Configuring Information for Deploying a Synchronous Service

After the service deployment phase is started in the development state (usually a notebook instance), configure the information based on the following format in the logs.

On the ModelArts console, choose Development Workspace > Workflow from the navigation pane.
Configure the information after the service deployment phase is started. After the configuration, click Next.
If you want to start the deployment phase automatically without manual configuration, configure the ServiceInputConfig or ServiceConfig parameter in the code in advance, for example, service_config=wf.steps.ServiceConfig(cluster_id="XX").
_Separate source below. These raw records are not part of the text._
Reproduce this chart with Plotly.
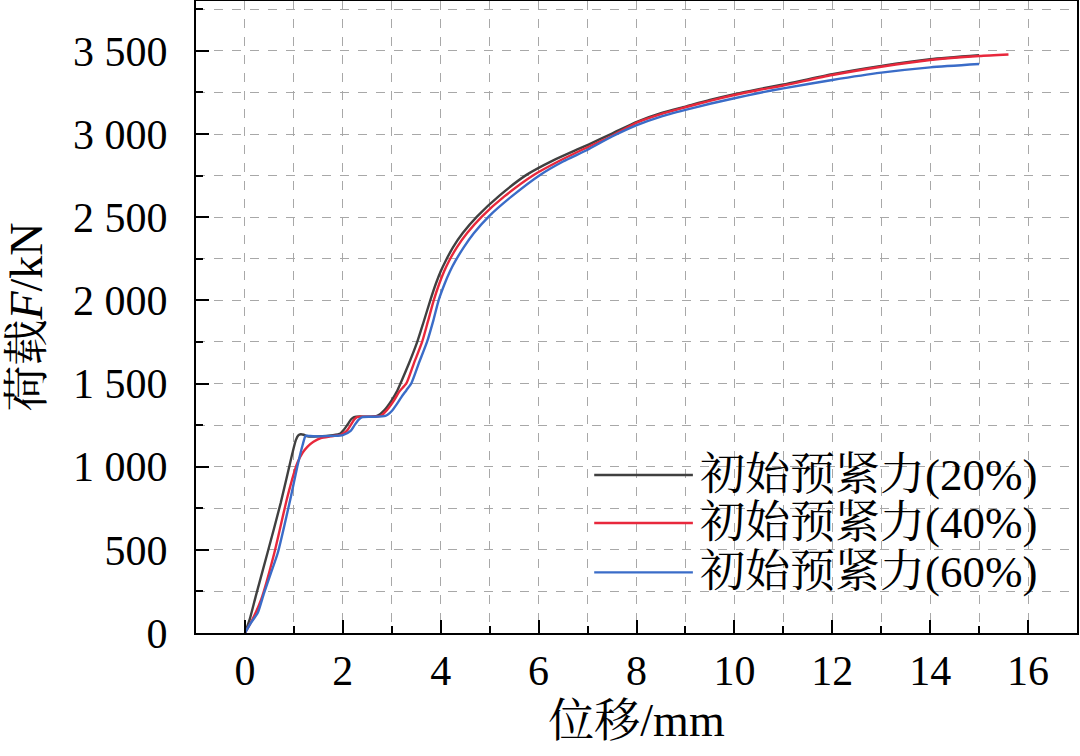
import plotly.graph_objects as go

# ---------------- data ----------------
x_20 = [0, 0.1, 0.22, 0.46, 0.73, 0.97, 1.04, 1.09, 1.14, 1.2, 1.28, 1.5, 1.8, 1.95, 2.02, 2.1, 2.17, 2.23, 2.35, 2.5, 2.7,
        2.85, 3.0, 3.1, 3.18, 3.35, 3.52, 3.65, 3.79, 3.9, 4.0, 4.1, 4.25, 4.45, 4.74, 5.2, 5.76, 6.3, 6.78, 7.02, 7.5,
        8.02, 8.5, 9.0, 9.5, 10.0, 10.5, 11.0, 12.0, 13.0, 14.0, 15.0]
F_20 = [0, 85, 220, 481, 781, 1082, 1160, 1188, 1195, 1192, 1182, 1182, 1190, 1200, 1222, 1255, 1285, 1298, 1302, 1300, 1305,
        1340, 1400, 1450, 1502, 1620, 1750, 1870, 2003, 2100, 2175, 2237, 2319, 2405, 2504, 2630, 2756, 2842, 2906, 2937, 3003,
        3075, 3125, 3165, 3205, 3240, 3270, 3298, 3360, 3410, 3450, 3474]

x_40 = [0, 0.15, 0.33, 0.6, 0.87, 1.07, 1.18, 1.28, 1.4, 1.55, 1.75, 1.96, 2.08, 2.16, 2.23, 2.29, 2.4, 2.55, 2.77,
        2.9, 3.05, 3.15, 3.3, 3.45, 3.62, 3.74, 3.86, 3.97, 4.07, 4.17, 4.33, 4.54, 4.84, 5.3, 5.9, 6.4, 6.88, 7.5,
        8.02, 8.5, 9.0, 9.5, 10.0, 10.5, 11.0, 12.0, 13.0, 14.0, 15.0, 15.6]
F_40 = [0, 80, 200, 481, 821, 1022, 1085, 1121, 1150, 1172, 1182, 1192, 1215, 1250, 1282, 1298, 1301, 1300, 1305,
        1340, 1400, 1450, 1502, 1620, 1750, 1875, 2003, 2100, 2175, 2237, 2319, 2405, 2504, 2625, 2754, 2835, 2904, 2990,
        3070, 3120, 3161, 3200, 3235, 3265, 3292, 3355, 3405, 3445, 3469, 3478]

x_60 = [0, 0.12, 0.26, 0.39, 0.53, 0.67, 0.94, 1.07, 1.18, 1.24, 1.3, 1.5, 1.8, 2.0, 2.16, 2.24, 2.32, 2.4, 2.6, 2.87,
        3.0, 3.1, 3.2, 3.3, 3.4, 3.55, 3.72, 3.85, 3.96, 4.08, 4.19, 4.3, 4.47, 4.68, 4.98, 5.45, 6.03, 6.5, 6.99, 7.5,
        8.02, 8.5, 9.0, 9.5, 10.0, 10.5, 11.0, 12.0, 13.0, 14.0, 15.0]
F_60 = [0, 60, 120, 240, 360, 481, 821, 1001, 1132, 1186, 1185, 1182, 1185, 1190, 1215, 1250, 1282, 1298, 1300, 1305,
        1335, 1375, 1420, 1460, 1502, 1620, 1750, 1880, 2003, 2100, 2175, 2237, 2319, 2405, 2504, 2625, 2754, 2835, 2904, 2985,
        3055, 3105, 3145, 3182, 3215, 3247, 3275, 3325, 3369, 3401, 3421]

series_names = ["初始预紧力(20%)", "初始预紧力(40%)", "初始预紧力(60%)"]
series_colors = ["#404040", "#e8283c", "#3a6cc8"]

y_tick_vals = [0, 500, 1000, 1500, 2000, 2500, 3000, 3500]
y_tick_text = ["0", "500", "1 000", "1 500", "2 000", "2 500", "3 000", "3 500"]
x_tick_vals = [0, 2, 4, 6, 8, 10, 12, 14, 16]

FONT = "Liberation Serif, Times New Roman, Noto Serif CJK SC, Noto Sans CJK SC, serif"

fig = go.Figure()
for xs, ys, name, col in zip([x_20, x_40, x_60], [F_20, F_40, F_60], series_names, series_colors):
    fig.add_trace(go.Scatter(x=xs, y=ys, mode="lines", name=name, showlegend=False,
                             line=dict(color=col, width=2.4, shape="spline", smoothing=0.6)))

# custom legend (long line samples like the original)
leg_x0, leg_x1, leg_tx = 0.452, 0.564, 0.570
leg_ys = [0.250, 0.174, 0.096]
for name, col, ly in zip(series_names, series_colors, leg_ys):
    fig.add_shape(type="line", xref="paper", yref="paper", x0=leg_x0, x1=leg_x1, y0=ly, y1=ly,
                  line=dict(color=col, width=2.4))
    fig.add_annotation(xref="paper", yref="paper", x=leg_tx, y=ly, text=name, showarrow=False,
                       xanchor="left", yanchor="middle", font=dict(family=FONT, size=45, color="black"))

axis_common = dict(
    showline=True, linecolor="black", linewidth=2, mirror=True,
    ticks="inside", tickcolor="black", tickwidth=2, ticklen=13,
    showgrid=True, gridcolor="#a8a8a8", griddash="dash", gridwidth=1,
    zeroline=False, tickfont=dict(family=FONT, size=42, color="black"),
)

fig.update_xaxes(range=[-1, 17], tickvals=x_tick_vals, ticklabelstandoff=0,
                 minor=dict(dtick=1, tick0=0, ticks="inside", ticklen=7, tickwidth=2, tickcolor="black",
                            showgrid=True, gridcolor="#a8a8a8", griddash="dash", gridwidth=1),
                 title=dict(text="位移/mm", font=dict(family=FONT, size=46, color="black"), standoff=10),
                 **axis_common)
fig.update_yaxes(range=[0, 3800], tickvals=y_tick_vals, ticktext=y_tick_text, ticklabelstandoff=18,
                 minor=dict(dtick=250, tick0=0, ticks="inside", ticklen=7, tickwidth=2, tickcolor="black",
                            showgrid=True, gridcolor="#a8a8a8", griddash="dash", gridwidth=1),
                 title=dict(text="荷载<i>F</i>/kN", font=dict(family=FONT, size=46, color="black"), standoff=16),
                 **axis_common)

fig.update_layout(width=1080, height=756, margin=dict(l=196, r=3, t=1, b=123, autoexpand=False),
                  paper_bgcolor="white", plot_bgcolor="white", showlegend=False)

fig.write_html("out.html")
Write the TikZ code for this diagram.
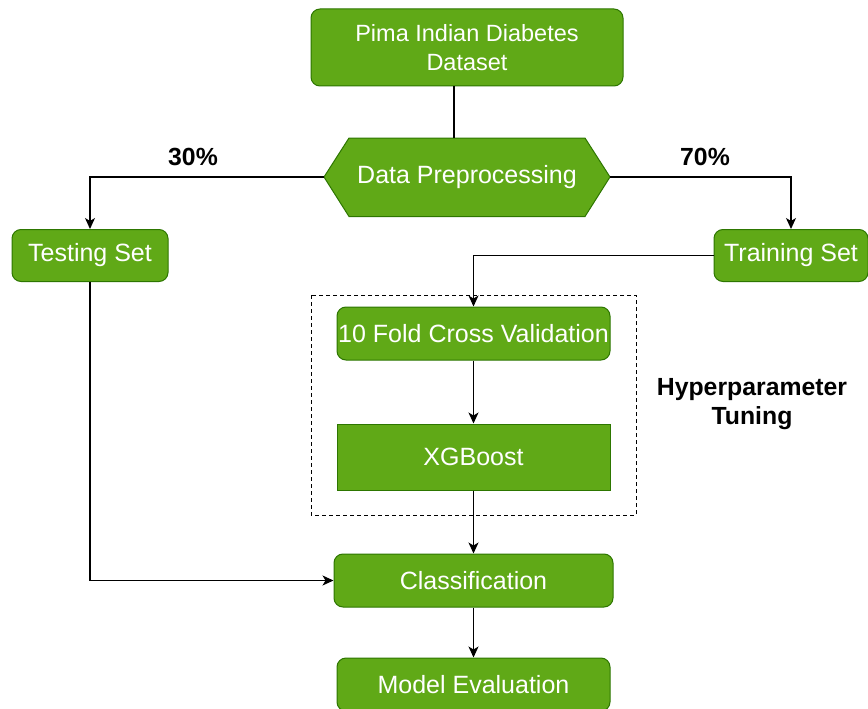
\documentclass[tikz,border=0pt]{standalone}
\usepackage{fontspec}
\setmainfont{Liberation Sans}
\usetikzlibrary{arrows.meta}
\definecolor{gfill}{HTML}{60A917}
\definecolor{gline}{HTML}{2D7600}
\tikzset{
  box/.style={draw=gline, fill=gfill, line width=1pt, text=white, align=center,
    inner sep=0pt, font=\fontsize{25}{29}\selectfont},
  rbox/.style={box, rounded corners=9pt},
  conn/.style={line width=1.3pt, -{Stealth[length=11pt,width=10pt,inset=3pt]}},
  plain/.style={line width=1.3pt},
  lbl/.style={font=\bfseries\fontsize{24.8}{29}\selectfont, align=center, inner sep=0pt}
}
\begin{document}
\begin{tikzpicture}[x=1pt,y=-1pt]
\useasboundingbox (0,0) rectangle (868,709);
% dashed group
\draw[dashed, line width=0.9pt, dash pattern=on 4pt off 3pt] (311,295) rectangle (636,515);
% nodes
\node[rbox, minimum width=312pt, minimum height=77pt, font=\fontsize{23.5}{29}\selectfont] (pima) at (467,47.5) {Pima Indian Diabetes\\Dataset};
\fill[gfill, draw=gline, line width=1pt] (324,177) -- (349,138) -- (585,138) -- (610,177) -- (585,216.5) -- (349,216.5) -- cycle;
\node[box, draw=none, fill=none, minimum width=236pt, minimum height=78pt] (dp) at (467,177) {Data Preprocessing};
\coordinate (dpL) at (324,177);
\coordinate (dpR) at (610,177);
\node[rbox, minimum width=156pt, minimum height=52pt] (test) at (90,255.5) {Testing Set};
\node[rbox, minimum width=154pt, minimum height=52pt] (train) at (791,255.5) {Training Set};
\node[rbox, minimum width=273pt, minimum height=53pt] (cv) at (473.5,333.5) {10 Fold Cross Validation};
\node[box, minimum width=273pt, minimum height=66pt] (xg) at (473.5,457) {XGBoost};
\node[rbox, minimum width=279pt, minimum height=53pt] (cls) at (473.5,580.5) {Classification};
\node[rbox, minimum width=273pt, minimum height=53pt] (me) at (473.5,684.5) {Model Evaluation};
% labels
\node[lbl] (p30) at (193,157) {30\%};
\node[lbl] (p70) at (705,157) {70\%};
\node[lbl] (hp) at (752,404.5) {Hyperparameter\\Tuning};
% connectors
\draw[plain] ([xshift=-13pt]pima.south) -- ([xshift=-13pt]dp.north);
\draw[conn] (dpL) -| (test.north);
\draw[conn] (dpR) -| (train.north);
\draw[conn] (train.west) -| (cv.north);
\draw[conn] (cv.south) -- (xg.north);
\draw[conn] (xg.south) -- (cls.north);
\draw[conn] (test.south) |- (cls.west);
\draw[conn] (cls.south) -- (me.north);
\end{tikzpicture}
\end{document}
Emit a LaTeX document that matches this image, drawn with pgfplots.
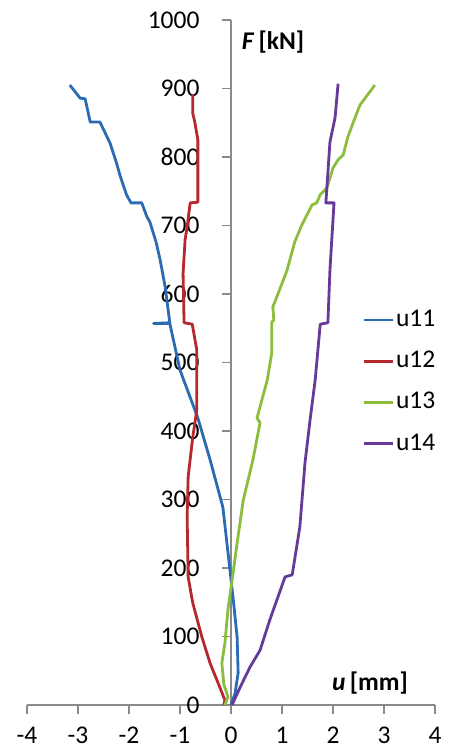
\documentclass[border=0pt]{standalone}
\usepackage{fontspec}
\setmainfont{Carlito}
\usepackage{pgfplots}
\pgfplotsset{compat=1.18}

\definecolor{cBlue}{HTML}{2B6BB3}
\definecolor{cRed}{HTML}{B5282E}
\definecolor{cGreen}{HTML}{8CBD3F}
\definecolor{cPurple}{HTML}{673A99}
\definecolor{axgray}{HTML}{8A8A8A}

\begin{document}
\fontsize{25}{30}\selectfont
\begin{tikzpicture}
\useasboundingbox (-27pt,-41pt) rectangle (421pt,705pt);
\begin{axis}[
    at={(0,0)}, anchor=south west,
    scale only axis, width=408pt, height=685pt,
    xmin=-4, xmax=4, ymin=0, ymax=1000,
    axis x line=bottom, axis y line=center,
    axis line style={draw=axgray, line width=1.2pt, -},
    xtick={-4,-3,...,4},
    ytick={0,100,...,1000},
    tick style={draw=axgray, line width=1.2pt},
    xtick align=outside, ytick align=outside,
    major tick length=9pt,
    hide obscured x ticks=false, hide obscured y ticks=false,
    /pgf/number format/assume math mode=true,
    /pgf/number format/set thousands separator={},
    ticklabel style={font=\fontsize{25.5}{30}\selectfont, text=black},
    yticklabel style={anchor=east, xshift=-14pt},
    xticklabel style={anchor=north, inner sep=0pt, text depth=0pt, yshift=-13pt},
    clip=false,
    legend cell align=left,
    legend image code/.code={\draw[#1] (0pt,0pt) -- (29pt,0pt);},
    legend style={draw=none, fill=none, at={(axis cs:2.57,580)}, anchor=north west,
        inner sep=0pt, row sep=17pt,
        nodes={inner sep=2pt, font=\fontsize{25.5}{30}\selectfont}},
    every axis plot/.append style={line width=2.8pt, line join=round},
]

% u11
\addplot[cBlue] coordinates {
(0,0) (0.08,17) (0.14,47) (0.12,99) (0.05,150) (-0.02,197) (-0.16,289)
(-0.41,358) (-0.65,419) (-1.0,489) (-1.20,557) (-1.52,557) (-1.20,558)
(-1.29,610) (-1.39,650) (-1.47,676) (-1.59,705) (-1.65,713) (-1.75,733)
(-1.96,733) (-2.05,745) (-2.18,774) (-2.24,790) (-2.37,820) (-2.57,851)
(-2.76,851) (-2.86,885) (-2.96,886) (-3.16,905)
};
\addlegendentry{u11}

% u12
\addplot[cRed] coordinates {
(-0.14,0) (-0.12,7) (-0.22,26) (-0.41,61) (-0.57,99) (-0.75,149) (-0.84,187)
(-0.86,275) (-0.84,333) (-0.75,391) (-0.67,431) (-0.67,518) (-0.76,556)
(-0.92,558) (-0.94,630) (-0.90,679) (-0.86,698) (-0.80,733) (-0.65,734)
(-0.65,825) (-0.71,851) (-0.75,864) (-0.75,891)
};
\addlegendentry{u12}

% u13
\addplot[cGreen] coordinates {
(-0.12,0) (-0.06,12) (-0.14,30) (-0.18,61) (-0.12,90) (-0.06,139) (0.04,192)
(0.11,231) (0.24,299) (0.43,358) (0.57,412) (0.51,419) (0.71,474) (0.80,514)
(0.80,559) (0.84,562) (0.82,581) (0.90,596) (1.10,635) (1.25,676) (1.39,701)
(1.59,730) (1.68,733) (1.75,745) (1.88,755) (2.0,784) (2.10,796) (2.20,803)
(2.29,829) (2.43,857) (2.53,876) (2.82,905)
};
\addlegendentry{u13}

% u14
\addplot[cPurple] coordinates {
(0.02,0) (0.18,26) (0.37,55) (0.57,80) (0.76,124) (1.06,187) (1.20,190)
(1.35,260) (1.45,353) (1.55,416) (1.65,474) (1.75,556) (1.90,558) (1.94,635)
(2.02,733) (1.86,733) (1.88,755) (1.94,822) (2.04,857) (2.10,907)
};
\addlegendentry{u14}

\node[anchor=west, inner sep=0pt, font=\fontsize{25.5}{30}\selectfont\bfseries]
    at (axis cs:0.21,968) {\textit{F}\,[kN]};
\node[anchor=west, inner sep=0pt, font=\fontsize{25.5}{30}\selectfont\bfseries]
    at (axis cs:1.98,32) {\textit{u}\,[mm]};
\end{axis}
\end{tikzpicture}
\end{document}
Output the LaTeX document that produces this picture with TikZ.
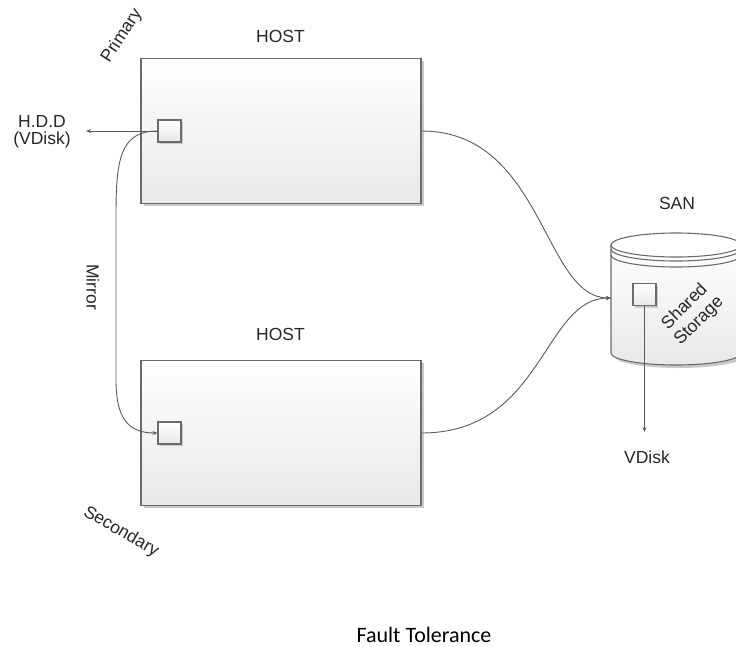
\documentclass[tikz,border=0pt]{standalone}
\usepackage{fontspec}
\setmainfont{Liberation Sans}
\newfontfamily\calibrifont{Carlito}
\usetikzlibrary{arrows.meta,shadows}
\definecolor{boxline}{HTML}{6B6B6B}
\definecolor{connline}{HTML}{5A5A5A}
\definecolor{shadegray}{HTML}{C9C9C9}
\definecolor{fillbottom}{HTML}{E8E8E8}
\tikzset{
  lbl/.style={inner sep=0pt, font=\fontsize{17.5}{17}\selectfont, text=black!85},
  hostbox/.style={draw=boxline, line width=1.1pt, top color=white, bottom color=fillbottom,
     minimum width=280pt, minimum height=145pt, inner sep=0pt,
     drop shadow={shadow xshift=2.5pt, shadow yshift=-2.5pt, fill=shadegray, opacity=1}},
  diskbox/.style={draw=boxline, line width=1.1pt, top color=white, bottom color=fillbottom,
     minimum width=23pt, minimum height=22pt, inner sep=0pt,
     drop shadow={shadow xshift=2pt, shadow yshift=-2pt, fill=shadegray, opacity=1}},
  conn/.style={draw=connline, line width=0.9pt},
  tip/.style={-{Stealth[length=5pt,width=4pt]}}
}
\begin{document}
\begin{tikzpicture}[x=1pt,y=-1pt]
\useasboundingbox (0,0) rectangle (736,646);
\clip (0,0) rectangle (736,646);

% hosts
\node[hostbox] (h1) at (281,131) {};
\node[hostbox] (h2) at (281,433) {};
\node[diskbox] (h1d) at (169.5,131) {};
\node[diskbox] (h2d) at (169.5,433) {};

% SAN cylinder
\begin{scope}[shift={(676,245)}]
  \fill[shadegray] (-62,3) -- (-62,111) .. controls (-62,117.6) and (-32.1,123) .. (3,123)
     .. controls (38.9,123) and (68,117.6) .. (68,111) -- (68,3) -- cycle;
  \path[draw=boxline, line width=1.1pt, top color=white, bottom color=fillbottom]
     (-65,0) -- (-65,108) .. controls (-65,114.6) and (-35.9,120) .. (0,120)
     .. controls (35.9,120) and (65,114.6) .. (65,108) -- (65,0) -- cycle;
  \path[draw=boxline, line width=1.1pt, fill=white]
     (-65,0) .. controls (-65,-6.6) and (-35.9,-12) .. (0,-12)
     .. controls (35.9,-12) and (65,-6.6) .. (65,0)
     .. controls (65,6.6) and (35.9,12) .. (0,12)
     .. controls (-35.9,12) and (-65,6.6) .. (-65,0) -- cycle;
  \draw[boxline, line width=1.1pt] (-65,4) .. controls (-65,10.6) and (-35.9,16) .. (0,16)
     .. controls (35.9,16) and (65,10.6) .. (65,4);
  \draw[boxline, line width=1.1pt] (-65,10) .. controls (-65,16.6) and (-35.9,22) .. (0,22)
     .. controls (35.9,22) and (65,16.6) .. (65,10);
\end{scope}
\coordinate (sanw) at (611,298);
\node[diskbox] (sd) at (644.5,294.5) {};

% labels
\node[lbl, anchor=base] (host1lbl) at (280.5,42) {HOST};
\node[lbl, anchor=base] (host2lbl) at (280.5,340) {HOST};
\node[lbl, anchor=base] (sanlbl) at (677,209) {SAN};
\node[lbl, anchor=base] (vdisk) at (647,463) {VDisk};
\node[lbl, align=center] (hdd) at (42,132) {H.D.D\\(VDisk)};
\node[lbl, rotate=57] (primary) at (122,36) {Primary};
\node[lbl, rotate=-30] (secondary) at (121,532) {Secondary};
\node[lbl, rotate=-90] (mirror) at (93,287) {Mirror};
\node[lbl, rotate=45, align=center, font=\fontsize{17.5}{20}\selectfont] (shared) at (692,314) {Shared\\Storage};
\node[inner sep=0pt, anchor=base, font=\calibrifont\fontsize{22}{26}\selectfont] (title) at (424,642) {Fault Tolerance};

% connectors
\coordinate (hddend) at (86,131);
\coordinate (vdend) at (644.5,432);
\draw[conn, tip] (h1d.west) -- (hddend);
\draw[conn, tip] (h1d.west) .. controls (120,131) and (116,160) .. (116,215)
   -- (116,380) .. controls (116,418) and (128,433) .. (h2d.west);
\draw[conn, tip] (h1.east) .. controls +(122,0) and +(-68,0) .. (sanw);
\draw[conn, tip] (h2.east) .. controls +(122,0) and +(-68,0) .. (sanw);
\draw[conn, tip] (sd.south) -- (vdend);
\end{tikzpicture}
\end{document}
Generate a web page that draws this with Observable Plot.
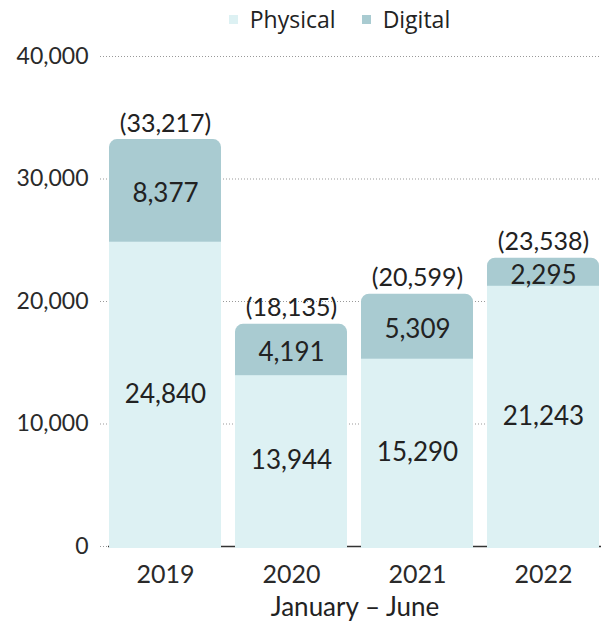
<!DOCTYPE html>
<html>
<head>
<meta charset="utf-8">
<script src="https://cdn.jsdelivr.net/npm/d3@7"></script>
<script src="https://cdn.jsdelivr.net/npm/@observablehq/plot@0.6"></script>
<style>
  body { margin: 0; background: #fff; }
  #legend { height: 38px; display: flex; justify-content: center; align-items: center; gap: 26px;
    font-family: "Open Sans", sans-serif; font-size: 23px; color: #222; padding-left: 78px; box-sizing: border-box; }
  #legend span.sw { display: inline-block; width: 9px; height: 9px; margin-right: 12px; vertical-align: middle; position: relative; top: -2px; }
</style>
</head>
<body>
<div id="legend"></div>
<div id="chart"></div>
<script>
const years = ["2019", "2020", "2021", "2022"];
const physical = [24840, 13944, 15290, 21243];
const digital = [8377, 4191, 5309, 2295];
const seriesNames = ["Physical", "Digital"];
const seriesColors = ["#ddf1f3", "#a9cbd1"];
const yTicks = [0, 10000, 20000, 30000, 40000];
const xTitle = "January – June";

const rows = years.map((y, i) => ({
  year: y, physical: physical[i], digital: digital[i], total: physical[i] + digital[i]
}));
const fmt = d3.format(",");

const legend = document.getElementById("legend");
seriesNames.forEach((n, i) => {
  const d = document.createElement("div");
  d.innerHTML = `<span class="sw" style="background:${seriesColors[i]}"></span>${n}`;
  legend.appendChild(d);
});

const chart = Plot.plot({
  width: 601,
  height: 584,
  marginLeft: 108,
  marginRight: 0,
  marginTop: 18,
  marginBottom: 76,
  style: { fontFamily: "Lato, sans-serif", fontSize: "23px", color: "#2a2a2a", background: "#fff" },
  x: { domain: years, paddingInner: 0.11, paddingOuter: 0 },
  y: { domain: [0, 40000], ticks: yTicks, label: null },
  marks: [
    Plot.ruleY(yTicks, { stroke: "#999", strokeDasharray: "1,2", strokeWidth: 1, insetLeft: -8 }),
    Plot.ruleY([0], { stroke: "#333", strokeWidth: 1.5 }),
    Plot.barY(rows, { x: "year", y1: 0, y2: "total", fill: seriesColors[1], rx: 8, insetBottom: -2 }),
    Plot.barY(rows, { x: "year", y1: 0, y2: "physical", fill: seriesColors[0], insetBottom: -2 }),
    Plot.text(rows, { x: "year", y: d => d.physical + d.digital / 2, text: d => fmt(d.digital), fontSize: 26, fill: "#222", dy: 3 }),
    Plot.text(rows, { x: "year", y: d => d.physical / 2, text: d => fmt(d.physical), fontSize: 26, fill: "#222" }),
    Plot.text(rows, { x: "year", y: "total", text: d => `(${fmt(d.total)})`, dy: -16, fontSize: 25, fill: "#222" }),
    Plot.axisY({ ticks: yTicks, tickSize: 0, tickPadding: 20, tickFormat: d => fmt(d), fontSize: 23, label: null }),
    Plot.axisX({ tickSize: 0, tickPadding: 19, fontSize: 25, label: null }),
    Plot.text([xTitle], { frameAnchor: "bottom", lineAnchor: "middle", text: d => d, dy: 61, fontSize: 26, fill: "#222" })
  ]
});
document.getElementById("chart").appendChild(chart);
</script>
</body>
</html>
If all required parameters are specified, the service deployment phase automatically starts.

Configuring Information for Deploying an Asynchronous Service

On the ModelArts console, choose Workflow from the navigation pane.
Configure the information after the service deployment phase is started. Select an asynchronous inference model and a version, and configure service startup parameters. After the configuration, click Next.